Files

2D Pooling Forward

Theory

This example demonstrates the 2D pooling forward pass, a key operation in convolutional neural networks (CNNs) for spatial downsampling. Pooling reduces the spatial dimensions of feature maps, providing translation invariance and reducing computation.

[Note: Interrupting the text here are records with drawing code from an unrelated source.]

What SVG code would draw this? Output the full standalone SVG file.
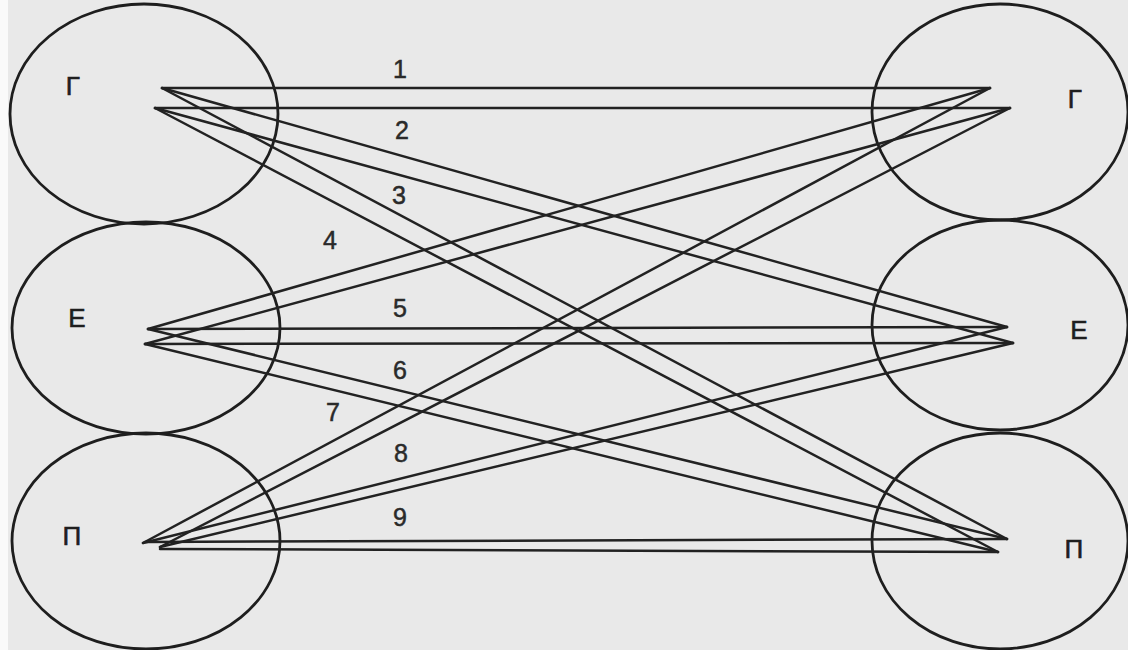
<svg xmlns="http://www.w3.org/2000/svg" width="1128" height="650" viewBox="0 0 1128 650">
<style>
.node{fill:none;stroke:#1e1e1e;stroke-width:2.8}
.lbl{font-family:"Liberation Sans",Arial,sans-serif;font-size:26px;fill:#1e1e1e;stroke:#1e1e1e;stroke-width:0.6;text-anchor:middle}
.num{font-family:"Liberation Sans",Arial,sans-serif;font-size:25px;fill:#2a2a2a;stroke:#2a2a2a;stroke-width:0.5;text-anchor:middle}
.c line{stroke:#222;stroke-width:2.5;stroke-linecap:round}
</style>
<rect width="1128" height="650" fill="#e9e9e9"/>
<rect width="8" height="650" fill="#fafafa"/>
<g id="left-G"><ellipse class="node" cx="144" cy="114" rx="134" ry="110"/><text class="lbl" x="73" y="95">Γ</text></g>
<g id="left-E"><ellipse class="node" cx="146" cy="328" rx="134" ry="106"/><text class="lbl" x="77" y="327">Ε</text></g>
<g id="left-P"><ellipse class="node" cx="146" cy="541" rx="134" ry="108"/><text class="lbl" x="72" y="545">Π</text></g>
<g id="right-G"><ellipse class="node" cx="1000" cy="112" rx="128" ry="108"/><text class="lbl" x="1075" y="108">Γ</text></g>
<g id="right-E"><ellipse class="node" cx="1000" cy="325" rx="128" ry="105"/><text class="lbl" x="1079" y="339">Ε</text></g>
<g id="right-P"><ellipse class="node" cx="1000" cy="541" rx="128" ry="108"/><text class="lbl" x="1074" y="558">Π</text></g>
<g id="connectors" class="c">
<line x1="162" y1="88" x2="990" y2="88"/><line x1="155" y1="108" x2="1010" y2="108"/>
<line x1="162" y1="88" x2="1007" y2="327"/><line x1="155" y1="108" x2="1013" y2="343"/>
<line x1="162" y1="88" x2="1007" y2="539"/><line x1="155" y1="108" x2="998" y2="552"/>
<line x1="148" y1="329" x2="990" y2="88"/><line x1="145" y1="344" x2="1010" y2="108"/>
<line x1="148" y1="329" x2="1007" y2="327"/><line x1="145" y1="344" x2="1013" y2="343"/>
<line x1="148" y1="329" x2="1007" y2="539"/><line x1="145" y1="344" x2="998" y2="552"/>
<line x1="143" y1="543" x2="990" y2="88"/><line x1="160" y1="547" x2="1010" y2="108"/>
<line x1="143" y1="543" x2="1007" y2="327"/><line x1="160" y1="547" x2="1013" y2="343"/>
<line x1="145" y1="542" x2="1007" y2="539"/><line x1="160" y1="549" x2="998" y2="552"/>
</g>
<g id="labels">
<text class="num" x="400" y="78">1</text>
<text class="num" x="402" y="139">2</text>
<text class="num" x="399" y="204">3</text>
<text class="num" x="330" y="249">4</text>
<text class="num" x="400" y="317">5</text>
<text class="num" x="400" y="379">6</text>
<text class="num" x="333" y="421">7</text>
<text class="num" x="401" y="462">8</text>
<text class="num" x="400" y="526">9</text>
</g>
</svg>
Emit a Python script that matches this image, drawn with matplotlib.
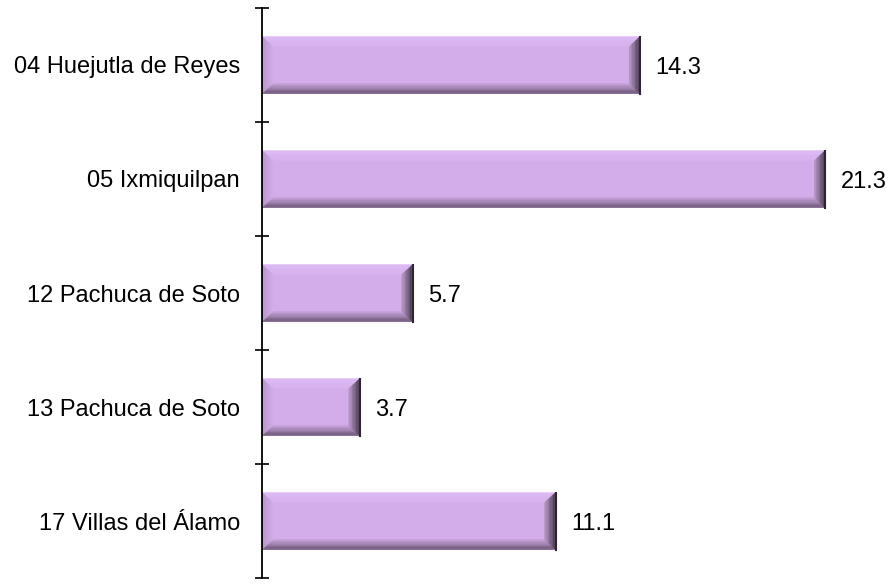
import numpy as np
import matplotlib
matplotlib.use("Agg")
import matplotlib.pyplot as plt
from matplotlib.patches import Polygon
from matplotlib.colors import to_rgb

plt.rcParams['font.family'] = ['Liberation Sans', 'DejaVu Sans']

# data
categories = ["04 Huejutla de Reyes", "05 Ixmiquilpan", "12 Pachuca de Soto",
              "13 Pachuca de Soto", "17 Villas del Álamo"]
values = [14.3, 21.3, 5.7, 3.7, 11.1]
labels = ["14.3", "21.3", "5.7", "3.7", "11.1"]

W, H = 894, 584
fig = plt.figure(figsize=(W / 100, H / 100), dpi=100)
ax = fig.add_axes([262 / W, 6 / H, 632 / W, 570 / H])

y = np.arange(len(categories))
bars = ax.barh(y, values, height=0.5, color="#D3ADE9", edgecolor="none", zorder=2)
ax.set_xlim(0, 23.9)
ax.set_ylim(len(categories) - 0.5, -0.5)

# bevel effect, size given in pixels then converted to data units
px_x = 632 / 23.9
px_y = 570 / len(categories)
bx = 11 / px_x
by = 10 / px_y
nb = 8


def mix(c1, c2, t):
    a, b = np.array(to_rgb(c1)), np.array(to_rgb(c2))
    return tuple(a + (b - a) * t)


sides = {
    "top": ("#DEBCF7", "#D6B2EC"),
    "bottom": ("#6A5574", "#C7A3DB"),
    "left": ("#B594C6", "#D2ADE6"),
    "right": ("#3F3146", "#B999CA"),
}

for b in bars:
    x0, y0 = b.get_x(), b.get_y()
    x1, y1 = x0 + b.get_width(), y0 + b.get_height()
    for k in range(nb):
        t0, t1 = k / nb, (k + 1) / nb
        ax0, ax1 = x0 + bx * t0, x0 + bx * t1
        rx0, rx1 = x1 - bx * t0, x1 - bx * t1
        ty0, ty1 = y0 + by * t0, y0 + by * t1
        uy0, uy1 = y1 - by * t0, y1 - by * t1
        polys = {
            "top": [(ax0, ty0), (rx0, ty0), (rx1, ty1), (ax1, ty1)],
            "bottom": [(ax0, uy0), (rx0, uy0), (rx1, uy1), (ax1, uy1)],
            "left": [(ax0, ty0), (ax1, ty1), (ax1, uy1), (ax0, uy0)],
            "right": [(rx0, ty0), (rx1, ty1), (rx1, uy1), (rx0, uy0)],
        }
        for side, pts in polys.items():
            c = mix(sides[side][0], sides[side][1], (k + 0.5) / nb)
            ax.add_patch(Polygon(pts, closed=True, facecolor=c, edgecolor=c,
                                 lw=0.3, zorder=3))
    ax.plot([x1, x1], [y0, y1], color="#2E2433", lw=1.5, zorder=4)

for v, lab, yy in zip(values, labels, y):
    ax.annotate(lab, (v, yy), xytext=(11, 0), textcoords="offset points",
                va="center_baseline", ha="left", fontsize=17)

ax.set_yticks(np.arange(-0.5, len(categories), 1.0))
ax.set_yticklabels([])
ax.set_yticks(y, minor=True)
ax.set_yticklabels(categories, minor=True, fontsize=17)
ax.tick_params(axis="y", which="major", direction="inout", length=10, width=1.2)
ax.tick_params(axis="y", which="minor", length=0, pad=16)
ax.set_xticks([])
for s in ["top", "right", "bottom"]:
    ax.spines[s].set_visible(False)
ax.spines["left"].set_linewidth(1.3)
ax.spines["left"].set_zorder(5)

fig.savefig("out.png", dpi=100)
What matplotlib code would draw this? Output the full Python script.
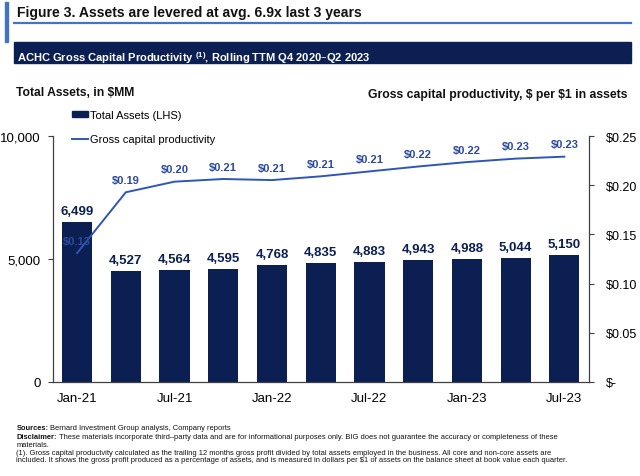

Mathematical Formulation: Given input X[N, C, H_{in}, W_{in}], pooling window (k_H, k_W), stride (s_H, s_W), and padding (p_H, p_W):

  • Output Y[N, C, H_{out}, W_{out}]
  • H_{out} = \left\lfloor \frac{H_{in} + 2p_H - k_H}{s_H} \right\rfloor + 1
  • W_{out} = \left\lfloor \frac{W_{in} + 2p_W - k_W}{s_W} \right\rfloor + 1

For each output position:

  • Max Pooling: Y_{n,c,h,w} = \max_{i,j} X_{n,c,h \cdot s_H + i, w \cdot s_W + j}
  • Average Pooling: Y_{n,c,h,w} = \frac{1}{k_H k_W} \sum_{i,j} X_{n,c,h \cdot s_H + i, w \cdot s_W + j}

Algorithmic Background:

  • Each thread computes one or more output elements.
  • Handles padding and boundary conditions.
  • Optimizes memory access for bandwidth.

How to Run

Prerequisites

Please follow the instructions in the main Build Guide section as a prerequisite to building and running this example.

Build and run

cd composable_kernel/example/13_pool2d_fwd
mkdir build && cd build
cmake -DCMAKE_CXX_COMPILER=/opt/rocm/bin/hipcc ..
make -j

Run example_pool2d_fwd_fp16

#arg1: verification (0=no, 1=yes)
#arg2: initialization (0=no init, 1=single integer value, 2=scope integer value, 3=decimal value)
#arg3: time kernel (0=no, 1=yes)
#arg4 to 15: N, C, Y, X, Hi, Wi, Sy, Sx, LeftPy, LeftPx, RightPy, RightPx
./bin/example_pool2d_fwd_fp16 1 1 1

Expected Result:

in_n_c_hi_wi: dim 4, lengths {128, 192, 71, 71}, strides {967872, 1, 13632, 192}
out_n_c_ho_wo: dim 4, lengths {128, 192, 36, 36}, strides {248832, 1, 6912, 192}
launch_and_time_kernel: grid_dim {124416, 1, 1}, block_dim {64, 1, 1} 
Warm up 1 time
Start running 10 times...
Perf: 0.397436 ms, 1.44252 TFlops, 783.713 GB/s

Run example_pool2d_fwd_fp32

#arg1: verification (0=no, 1=yes)
#arg2: initialization (0=no init, 1=single integer value, 2=scope integer value, 3=decimal value)
#arg3: time kernel (0=no, 1=yes)
#arg4 to 15: N, C, Y, X, Hi, Wi, Sy, Sx, LeftPy, LeftPx, RightPy, RightPx
./bin/example_pool2d_fwd_fp32 1 1 1

Expected Result:

./bin/example_pool2d_fwd_fp32 1 1 1
in_n_c_hi_wi: dim 4, lengths {128, 192, 71, 71}, strides {967872, 1, 13632, 192}
out_n_c_ho_wo: dim 4, lengths {128, 192, 36, 36}, strides {248832, 1, 6912, 192}
launch_and_time_kernel: grid_dim {124416, 1, 1}, block_dim {64, 1, 1} 
Warm up 1 time
Start running 10 times...
Perf: 1.01823 ms, 0.563045 TFlops, 611.8 GB/s

Source Code Structure

Directory Layout

example/13_pool2d_fwd/
├── pool2d_fwd_xdl.cpp         # Main example: sets up, runs, and verifies 2D pooling
include/ck/tensor_operation/gpu/device/
│   └── device_pool_fwd.hpp       # Device-level pooling API
include/ck/tensor_operation/gpu/device/impl/
│   └── device_pool2d_fwd_nhwc.hpp # NHWC layout optimization
│   └── device_pool2d_fwd_nchw.hpp # NCHW layout optimization
include/ck/tensor_operation/gpu/grid/
│   └── gridwise_pool_fwd.hpp     # Grid-level pooling kernel
include/ck/tensor_operation/gpu/block/
    └── blockwise_pool.hpp        # Block-level pooling

Key Classes and Functions

  • DevicePoolFwd (in device_pool_fwd.hpp):
    Device API for pooling.
  • gridwise_pool_fwd (in gridwise_pool_fwd.hpp):
    Implements the tiled/blocking pooling kernel.
  • blockwise_pool (in blockwise_pool.hpp):
    Handles block-level pooling and shared memory.

This example demonstrates how Composable Kernel implements efficient 2D pooling for CNNs and vision models.